Charts and diagrams as code
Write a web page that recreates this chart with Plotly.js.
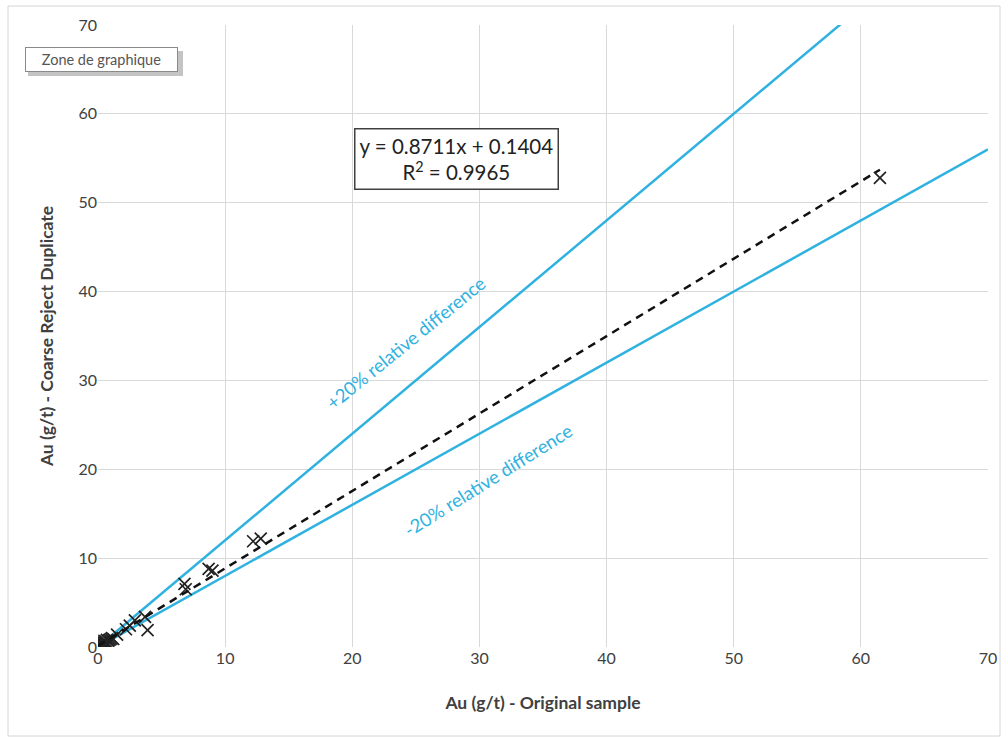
<!DOCTYPE html>
<html>
<head>
<meta charset="utf-8">
<script src="https://cdn.plot.ly/plotly-3.0.1.min.js"></script>
<style>
  html, body { margin: 0; padding: 0; background: #ffffff; }
  #chart { width: 1008px; height: 737px; }
</style>
</head>
<body>
<div id="chart"></div>
<script>
// Data
const originalSample = [0.1, 0.15, 0.2, 0.25, 0.3, 0.35, 0.4, 0.45, 0.5, 0.55, 0.6, 0.65, 0.7, 0.8, 0.9, 1.0, 1.1, 0.3, 0.5, 0.7, 0.4, 0.6, 1.2, 1.5, 2.2, 2.5, 2.9, 3.7, 3.9, 6.8, 6.9, 8.7, 9.0, 12.2, 12.8, 61.5];
const coarseDuplicate = [0.1, 0.2, 0.1, 0.3, 0.2, 0.4, 0.3, 0.5, 0.4, 0.3, 0.6, 0.5, 0.4, 0.7, 0.8, 0.9, 1.0, 0.5, 0.7, 0.8, 0.1, 0.2, 0.9, 1.4, 2.0, 2.4, 3.0, 3.4, 1.9, 7.1, 6.5, 8.8, 8.6, 11.9, 12.2, 52.8];

const slope = 0.8711;
const intercept = 0.1404;
const trendX = [0, 61.5];
const trendY = trendX.map(v => slope * v + intercept);

const limitX = [0, 70];
const plus20Y = limitX.map(v => 1.2 * v);
const minus20Y = limitX.map(v => 0.8 * v);

const tickVals = [0, 10, 20, 30, 40, 50, 60, 70];
const tickText = ['0', '10', '20', '30', '40', '50', '60', '70'];

const blue = '#2fb2df';
const fontFam = 'Lato, "Open Sans", sans-serif';

const traces = [
  { x: limitX, y: plus20Y, mode: 'lines', line: { color: blue, width: 2.5 }, hoverinfo: 'skip', showlegend: false },
  { x: limitX, y: minus20Y, mode: 'lines', line: { color: blue, width: 2.5 }, hoverinfo: 'skip', showlegend: false },
  { x: originalSample, y: coarseDuplicate, mode: 'markers', marker: { symbol: 'x-thin', size: 12, color: '#222', line: { width: 1.7, color: '#222' } }, showlegend: false },
  { x: trendX, y: trendY, mode: 'lines', line: { color: '#111', width: 2.5, dash: '8px,6px' }, hoverinfo: 'skip', showlegend: false }
];

const L = 98, R = 988, T = 25, B = 647;
const px = v => (v - L) / (R - L);
const py = v => (B - v) / (B - T);

const layout = {
  width: 1008, height: 737,
  margin: { l: L, r: 1008 - R, t: T, b: 737 - B },
  paper_bgcolor: '#ffffff', plot_bgcolor: '#ffffff',
  font: { family: fontFam, color: '#404040' },
  xaxis: {
    range: [0, 70], tickvals: tickVals, ticktext: tickText,
    showgrid: true, gridcolor: '#d9d9d9', gridwidth: 1, zeroline: false, showline: false,
    ticks: '', tickfont: { size: 16, color: '#404040', family: fontFam },
    title: { text: 'Au (g/t) - Original sample', font: { size: 17.5, color: '#404040', family: fontFam, weight: 'bold' }, standoff: 30 }
  },
  yaxis: {
    range: [0, 70], tickvals: tickVals, ticktext: tickText,
    showgrid: true, gridcolor: '#d9d9d9', gridwidth: 1, zeroline: false, showline: false,
    ticks: '', tickfont: { size: 16, color: '#404040', family: fontFam },
    title: { text: 'Au (g/t) - Coarse Reject Duplicate', font: { size: 17.5, color: '#404040', family: fontFam, weight: 'bold' }, standoff: 20 }
  },
  shapes: [
    { type: 'rect', xref: 'paper', yref: 'paper', x0: px(8), x1: px(1000), y0: py(736), y1: py(6), line: { color: '#d4d4d4', width: 1 }, layer: 'below' },
    { type: 'rect', xref: 'paper', yref: 'paper', x0: px(28), x1: px(183), y0: py(76), y1: py(51), fillcolor: '#c4c4c4', line: { width: 0 } }
  ],
  annotations: [
    { x: 24.2, y: 34.2, xref: 'x', yref: 'y', xanchor: 'center', yanchor: 'middle', text: '+20% relative difference', showarrow: false, textangle: -39, font: { size: 18.5, color: blue, family: fontFam } },
    { x: 30.7, y: 18.8, xref: 'x', yref: 'y', xanchor: 'center', yanchor: 'middle', text: '-20% relative difference', showarrow: false, textangle: -32, font: { size: 18.5, color: blue, family: fontFam } },
    { x: px(456), y: py(159), xref: 'paper', yref: 'paper', xanchor: 'center', yanchor: 'middle', text: 'y = 0.8711x + 0.1404<br>R<sup>2</sup> = 0.9965', showarrow: false, align: 'center',
      font: { size: 20.5, color: '#222', family: fontFam }, bgcolor: '#ffffff', bordercolor: '#404040', borderwidth: 1.5, borderpad: 4 },
    { x: px(25), y: py(60), xref: 'paper', yref: 'paper', xanchor: 'left', yanchor: 'middle', text: 'Zone de graphique', showarrow: false,
      width: 147, height: 19, align: 'center',
      font: { size: 14.5, color: '#555', family: fontFam }, bgcolor: '#ffffff', bordercolor: '#8a8a8a', borderwidth: 1, borderpad: 2 }
  ]
};

Plotly.newPlot('chart', traces, layout, { displayModeBar: false, staticPlot: true });
</script>
</body>
</html>
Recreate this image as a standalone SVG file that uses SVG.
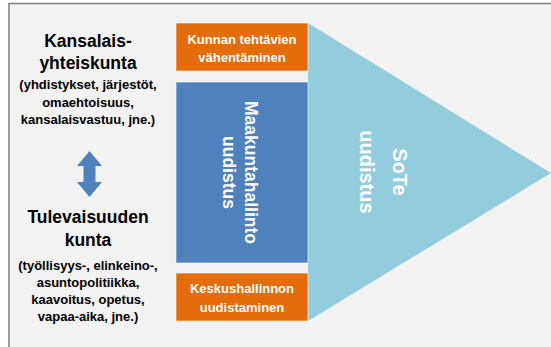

#### [Aim]
Set down the material exactly, every line of it, except for the pictures.

#### [Answer to the exercise]
Write a web page that recreates this chart with Plotly.js.
<!DOCTYPE html>
<html>
<head>
<meta charset="utf-8">
<script src="https://cdn.plot.ly/plotly-3.0.1.min.js"></script>
<style>
  html, body { margin: 0; padding: 0; background: #ffffff; }
  #chart { width: 1008px; height: 737px; }
</style>
</head>
<body>
<div id="chart"></div>
<script>
// Data
const originalSample = [0.1, 0.15, 0.2, 0.25, 0.3, 0.35, 0.4, 0.45, 0.5, 0.55, 0.6, 0.65, 0.7, 0.8, 0.9, 1.0, 1.1, 0.3, 0.5, 0.7, 0.4, 0.6, 1.2, 1.5, 2.2, 2.5, 2.9, 3.7, 3.9, 6.8, 6.9, 8.7, 9.0, 12.2, 12.8, 61.5];
const coarseDuplicate = [0.1, 0.2, 0.1, 0.3, 0.2, 0.4, 0.3, 0.5, 0.4, 0.3, 0.6, 0.5, 0.4, 0.7, 0.8, 0.9, 1.0, 0.5, 0.7, 0.8, 0.1, 0.2, 0.9, 1.4, 2.0, 2.4, 3.0, 3.4, 1.9, 7.1, 6.5, 8.8, 8.6, 11.9, 12.2, 52.8];

const slope = 0.8711;
const intercept = 0.1404;
const trendX = [0, 61.5];
const trendY = trendX.map(v => slope * v + intercept);

const limitX = [0, 70];
const plus20Y = limitX.map(v => 1.2 * v);
const minus20Y = limitX.map(v => 0.8 * v);

const tickVals = [0, 10, 20, 30, 40, 50, 60, 70];
const tickText = ['0', '10', '20', '30', '40', '50', '60', '70'];

const blue = '#2fb2df';
const fontFam = 'Lato, "Open Sans", sans-serif';

const traces = [
  { x: limitX, y: plus20Y, mode: 'lines', line: { color: blue, width: 2.5 }, hoverinfo: 'skip', showlegend: false },
  { x: limitX, y: minus20Y, mode: 'lines', line: { color: blue, width: 2.5 }, hoverinfo: 'skip', showlegend: false },
  { x: originalSample, y: coarseDuplicate, mode: 'markers', marker: { symbol: 'x-thin', size: 12, color: '#222', line: { width: 1.7, color: '#222' } }, showlegend: false },
  { x: trendX, y: trendY, mode: 'lines', line: { color: '#111', width: 2.5, dash: '8px,6px' }, hoverinfo: 'skip', showlegend: false }
];

const L = 98, R = 988, T = 25, B = 647;
const px = v => (v - L) / (R - L);
const py = v => (B - v) / (B - T);

const layout = {
  width: 1008, height: 737,
  margin: { l: L, r: 1008 - R, t: T, b: 737 - B },
  paper_bgcolor: '#ffffff', plot_bgcolor: '#ffffff',
  font: { family: fontFam, color: '#404040' },
  xaxis: {
    range: [0, 70], tickvals: tickVals, ticktext: tickText,
    showgrid: true, gridcolor: '#d9d9d9', gridwidth: 1, zeroline: false, showline: false,
    ticks: '', tickfont: { size: 16, color: '#404040', family: fontFam },
    title: { text: 'Au (g/t) - Original sample', font: { size: 17.5, color: '#404040', family: fontFam, weight: 'bold' }, standoff: 30 }
  },
  yaxis: {
    range: [0, 70], tickvals: tickVals, ticktext: tickText,
    showgrid: true, gridcolor: '#d9d9d9', gridwidth: 1, zeroline: false, showline: false,
    ticks: '', tickfont: { size: 16, color: '#404040', family: fontFam },
    title: { text: 'Au (g/t) - Coarse Reject Duplicate', font: { size: 17.5, color: '#404040', family: fontFam, weight: 'bold' }, standoff: 20 }
  },
  shapes: [
    { type: 'rect', xref: 'paper', yref: 'paper', x0: px(8), x1: px(1000), y0: py(736), y1: py(6), line: { color: '#d4d4d4', width: 1 }, layer: 'below' },
    { type: 'rect', xref: 'paper', yref: 'paper', x0: px(28), x1: px(183), y0: py(76), y1: py(51), fillcolor: '#c4c4c4', line: { width: 0 } }
  ],
  annotations: [
    { x: 24.2, y: 34.2, xref: 'x', yref: 'y', xanchor: 'center', yanchor: 'middle', text: '+20% relative difference', showarrow: false, textangle: -39, font: { size: 18.5, color: blue, family: fontFam } },
    { x: 30.7, y: 18.8, xref: 'x', yref: 'y', xanchor: 'center', yanchor: 'middle', text: '-20% relative difference', showarrow: false, textangle: -32, font: { size: 18.5, color: blue, family: fontFam } },
    { x: px(456), y: py(159), xref: 'paper', yref: 'paper', xanchor: 'center', yanchor: 'middle', text: 'y = 0.8711x + 0.1404<br>R<sup>2</sup> = 0.9965', showarrow: false, align: 'center',
      font: { size: 20.5, color: '#222', family: fontFam }, bgcolor: '#ffffff', bordercolor: '#404040', borderwidth: 1.5, borderpad: 4 },
    { x: px(25), y: py(60), xref: 'paper', yref: 'paper', xanchor: 'left', yanchor: 'middle', text: 'Zone de graphique', showarrow: false,
      width: 147, height: 19, align: 'center',
      font: { size: 14.5, color: '#555', family: fontFam }, bgcolor: '#ffffff', bordercolor: '#8a8a8a', borderwidth: 1, borderpad: 2 }
  ]
};

Plotly.newPlot('chart', traces, layout, { displayModeBar: false, staticPlot: true });
</script>
</body>
</html>
Recreate this image as a standalone SVG file that uses SVG.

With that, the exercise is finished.